Multiplicity of distinguishable particles I have a problem in mind. There are 2 particles in a box. If they are distinguishable, there are 4 microstates represented by the picture below. If the particles are indistinguishable, there are only 3 microstates available (since the two states that are the lowest on the figure are the same state).
What I find strange is that if you want to count the probability to find 2 particles in the same half of the box at the same time, it is different for the two cases.
For the distinguishable case it is 1/2.
For the indistinguishable case it is 2/3.
If the particles are just moving there randomly, why should the system care if the particles are distinguishable or not. If we are to make measurements why should we see that in the indistinguishable case particles will occur at the same side of the box more often that in the distinguishable case?

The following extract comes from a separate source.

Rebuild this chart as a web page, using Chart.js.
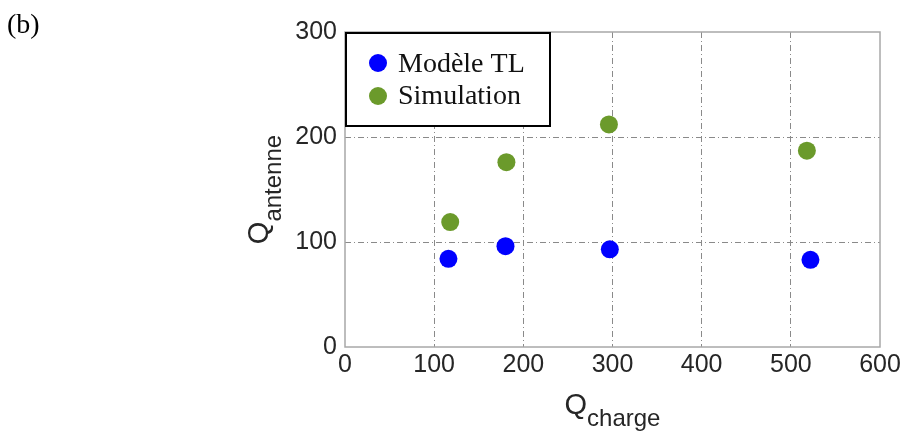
<!DOCTYPE html>
<html>
<head>
<meta charset="utf-8">
<script src="https://cdn.jsdelivr.net/npm/chart.js@4/dist/chart.umd.min.js"></script>
<style>
  html, body { margin: 0; padding: 0; background: #fff; }
  #wrap { width: 905px; height: 433px; position: relative; }
</style>
</head>
<body>
<div id="wrap"><canvas id="c" width="905" height="433"></canvas></div>
<script>
// ---- data ----
const modelLabel = "Modèle TL";
const simLabel = "Simulation";
const modelQcharge = [116, 180, 297, 522];
const modelQantenne = [84, 96, 93, 83];
const simQcharge = [118, 181, 296, 518];
const simQantenne = [119, 176, 212, 187];
const xTicks = [0, 100, 200, 300, 400, 500, 600];
const yTicks = [0, 100, 200, 300];
const panelLabel = "(b)";
const xTitleMain = "Q", xTitleSub = "charge";
const yTitleMain = "Q", yTitleSub = "antenne";

const blue = "#0000ff";
const green = "#6b9a2b";

const toPoints = (xs, ys) => xs.map((x, i) => ({ x: x, y: ys[i] }));

const overlay = {
  id: "overlay",
  beforeDatasetsDraw(chart) {
    const { ctx, chartArea: a } = chart;
    ctx.save();
    ctx.strokeStyle = "#a8a8a8";
    ctx.lineWidth = 1.5;
    ctx.strokeRect(a.left, a.top, a.right - a.left, a.bottom - a.top);
    ctx.restore();
  },
  afterDraw(chart) {
    const { ctx, chartArea: a } = chart;
    ctx.save();
    // panel label
    ctx.fillStyle = "#000";
    ctx.font = "28px 'Liberation Serif', 'Times New Roman', serif";
    ctx.textBaseline = "alphabetic";
    ctx.textAlign = "left";
    ctx.fillText(panelLabel, 7, 33);

    // x title
    const mainFont = "29px 'Liberation Sans', Arial, sans-serif";
    const subFont = "24px 'Liberation Sans', Arial, sans-serif";
    ctx.fillStyle = "#262626";
    ctx.font = mainFont;
    const wQx = ctx.measureText(xTitleMain).width;
    ctx.font = subFont;
    const wSx = ctx.measureText(xTitleSub).width;
    const xc = (a.left + a.right) / 2;
    let x0 = xc - (wQx + wSx) / 2;
    ctx.font = mainFont;
    ctx.fillText(xTitleMain, x0, 414);
    ctx.font = subFont;
    ctx.fillText(xTitleSub, x0 + wQx, 426);

    // y title (rotated)
    ctx.font = mainFont;
    const wQy = ctx.measureText(yTitleMain).width;
    ctx.font = subFont;
    const wSy = ctx.measureText(yTitleSub).width;
    ctx.save();
    ctx.translate(268, (a.top + a.bottom) / 2);
    ctx.rotate(-Math.PI / 2);
    const y0 = -(wQy + wSy) / 2;
    ctx.font = mainFont;
    ctx.fillText(yTitleMain, y0, 0);
    ctx.font = subFont;
    ctx.fillText(yTitleSub, y0 + wQy, 13);
    ctx.restore();

    // legend box
    ctx.fillStyle = "#fff";
    ctx.fillRect(346, 33, 204, 93);
    ctx.strokeStyle = "#000";
    ctx.lineWidth = 2;
    ctx.strokeRect(346, 33, 204, 93);
    const items = [
      { label: chart.data.datasets[0].label, color: chart.data.datasets[0].backgroundColor, cy: 63, base: 72 },
      { label: chart.data.datasets[1].label, color: chart.data.datasets[1].backgroundColor, cy: 96, base: 104 }
    ];
    ctx.font = "28px 'Liberation Serif', 'Times New Roman', serif";
    items.forEach(it => {
      ctx.beginPath();
      ctx.fillStyle = it.color;
      ctx.arc(378, it.cy, 9, 0, Math.PI * 2);
      ctx.fill();
      ctx.fillStyle = "#111";
      ctx.fillText(it.label, 398, it.base);
    });
    ctx.restore();
  }
};

const gridColor = (max) => (ctx) => {
  const v = ctx.tick ? ctx.tick.value : null;
  if (v === 0 || v === max) return "rgba(0,0,0,0)";
  return "#8a8a8a";
};

new Chart(document.getElementById("c"), {
  type: "scatter",
  data: {
    datasets: [
      { label: modelLabel, data: toPoints(modelQcharge, modelQantenne), backgroundColor: blue, borderWidth: 0, pointRadius: 9, pointHoverRadius: 9 },
      { label: simLabel, data: toPoints(simQcharge, simQantenne), backgroundColor: green, borderWidth: 0, pointRadius: 9, pointHoverRadius: 9 }
    ]
  },
  options: {
    responsive: false,
    animation: false,
    events: [],
    layout: { padding: { left: 0, right: 25, top: 32, bottom: 0 } },
    plugins: { legend: { display: false }, tooltip: { enabled: false } },
    scales: {
      x: {
        type: "linear",
        min: xTicks[0],
        max: xTicks[xTicks.length - 1],
        afterBuildTicks: (s) => { s.ticks = xTicks.map(v => ({ value: v })); },
        afterFit: (s) => { s.height = 86; },
        ticks: { color: "#262626", font: { family: "'Liberation Sans', Arial, sans-serif", size: 25 }, padding: 3, maxRotation: 0 },
        grid: { color: gridColor(600), lineWidth: 1, drawTicks: false },
        border: { display: false, dash: [6, 3, 1, 3] }
      },
      y: {
        type: "linear",
        min: yTicks[0],
        max: yTicks[yTicks.length - 1],
        afterBuildTicks: (s) => { s.ticks = yTicks.map(v => ({ value: v })); },
        afterFit: (s) => { s.width = 345; },
        ticks: { color: "#262626", font: { family: "'Liberation Sans', Arial, sans-serif", size: 25 }, padding: 8 },
        grid: { color: gridColor(300), lineWidth: 1, drawTicks: false },
        border: { display: false, dash: [6, 3, 1, 3] }
      }
    }
  },
  plugins: [overlay]
});
</script>
</body>
</html>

 A: In your question, you have implicitly assumed that the particles are bosons, and not fermions. If the particles were fermions, the only allowed microstate would be for the two particles to be in separate boxes. Then the probability for the two particles to be in separate boxes would be 1.
What you are discovering is a "statistical force" involving indistinguishable particles. This appears in many other contexts in statistical mechanics. Roughly speaking, quantum statistics leads to an extra effective attraction between identical bosons, and effective repulsion between identical fermions. In your example, this effective attraction leads to a larger probability of finding two bosons in the same box, compared to the case with indistinguishable particles. On the other hand, for the fermion example, the effective repulsion leads to a smaller probability (in fact zero probability) of the two particles being in the same box.
I think one reason your question may be counter-intuitive is that, by working with 2 boxes, you have chosen an example in which quantum effects are, in some sense, very large. In particular, the effective bosonic attraction is very large. What your example essentially enforces by having so few allowed position states, is that the separation of the particles is never very large compared to the Compton wavelength of the particles.
We can see this more explicitly by generalizing your example, to consider 2 particles and $N$ boxes, which live on a line. Each particle can be in one of the $N$ boxes. I claim that the "classical limit" in which quantum effects are small, is the limit $N\rightarrow \infty$.

*

*For distinguishable particles, there are $N^2$ microstates. This is because are $N$ choices for where to place particle 1, and $N$ choices for where to place particle 2. Meanwhile, the probability $p$ that two particles will be in the same box is $1/N$. This is because are $N$ microstates where both particle 1 and 2 are in the same box, and $N^2$ total microstates, so $p=N/N^2=1/N$. As a sanity check, we recover your result $p=1/2$ when $N=2$. In the limit $N\rightarrow \infty$, where the two particles can explore a large space, the probability of a collision becomes vanishingly small: $p\rightarrow 0$.


*For indistinguisable bosons, there are $N(N+1)/2$ microstates. There are $N$ ways to choose the box for boson 1. For boson 2, there are $N-1$ ways to choose a box different from boson 1; however for each of these states we must divide by 2 to account for the indistinguishable nature of the bosons. Then there is 1 way2 to choose a box where the second boson is in the same box as the first. Putting this together, $N(N-1)/2+N=N(N+1)/2$. Meanwhile, there are $N$ microstatses where the 2 bosons are in the same state. We then have $p=2/(N+1)$. When $N=2$, we get $p=2/3$ as you computed. When $N\rightarrow \infty$, we have $p\rightarrow 0$, and therefore in the "classical limit" the effect of indistinguishability goes away. However, there is still some small residusal effect, since asymptotically for large $N$, $p \sim 2/N$ is a bit larger than the indistinguishable particle case, due to the statistical attraction.


*For indistinguishable fermions, there are $N(N-1)/2$ microstates. We have $N$ choices for where to put the first fermion. There are then $N-1$ choices for where to put the second fermion, since two fermions can't live in the same state. There are 0 states where the 2 fermions are in the same box. In the limit $N\rightarrow \infty$, we recover the limit obtained in the above two examples. Again there is still some residual statistical effect, since for large $N$, $p=0$, which is less than the distinguishable case, due to the statistical repulsion.